The new degree will be available for the fall 2022 semester, pending approval by the state and the Higher Learning Commission. The college currently offers bachelor’s degrees in business administration, education, leadership and management, nursing, and sustainability studies.

Honoring Trustee Cunniffe

The board honored term-limited member Charles Cunniffe, as Tuesday’s meeting was his last ahead of the November elections. He has been on the college’s board of trustees representing Pitkin County since 2013.

The board and senior staff recognized Cunniffe with a commemorative resolution: a Colorado flag flown over the Colorado State Capitol in Cunniffe’s honor and sentiments of appreciation.

He has been an active college supporter for many years, including as a member of the CMC Foundation Board. He is the principal of Charles Cunniffe Architects and has worked as an architect in Aspen since 1979.

“We thank Trustee Cunniffe for his many years of service to the board,” CMC President Dr. Carrie Besnette Hauser said. “His forward-thinking leadership style and passion for putting students first will be greatly missed at the college.”

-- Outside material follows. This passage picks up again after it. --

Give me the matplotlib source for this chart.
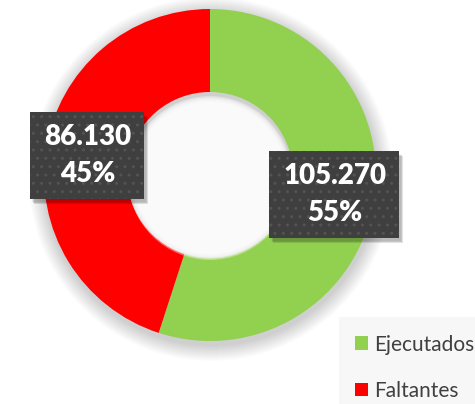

Cunniffe’s District 1 seat will be filled by former town of Snowmass Village Mayor Markey Butler, who faced no opposition when she filed a petition for the position. She will be sworn in at the December board meeting.

New mountain bike trails

The college’s Board of Trustees also approved the hiring of a general contractor to build a new section of mountain bike trails at the Spring Valley campus. Director of Facilities Sean Nesbitt said work will begin in early October on three miles of new mountain bike trails on campus.

These trails will be available to CMC students and the community and are designed to eventually host high school races. The Spring Valley campus already has nearly four miles of existing trails that have been built by students, staff and local volunteers.

Also at the meeting, trustees unanimously approved modifications to board policies 1.2 and 1.4. The trustees also gave final approval for two utility easements granted to Holy Cross Energy for the CMC Spring Valley solar project. Lastly, the board approved a resolution in support of the Colorado Opportunity Scholarship Initiative Grant.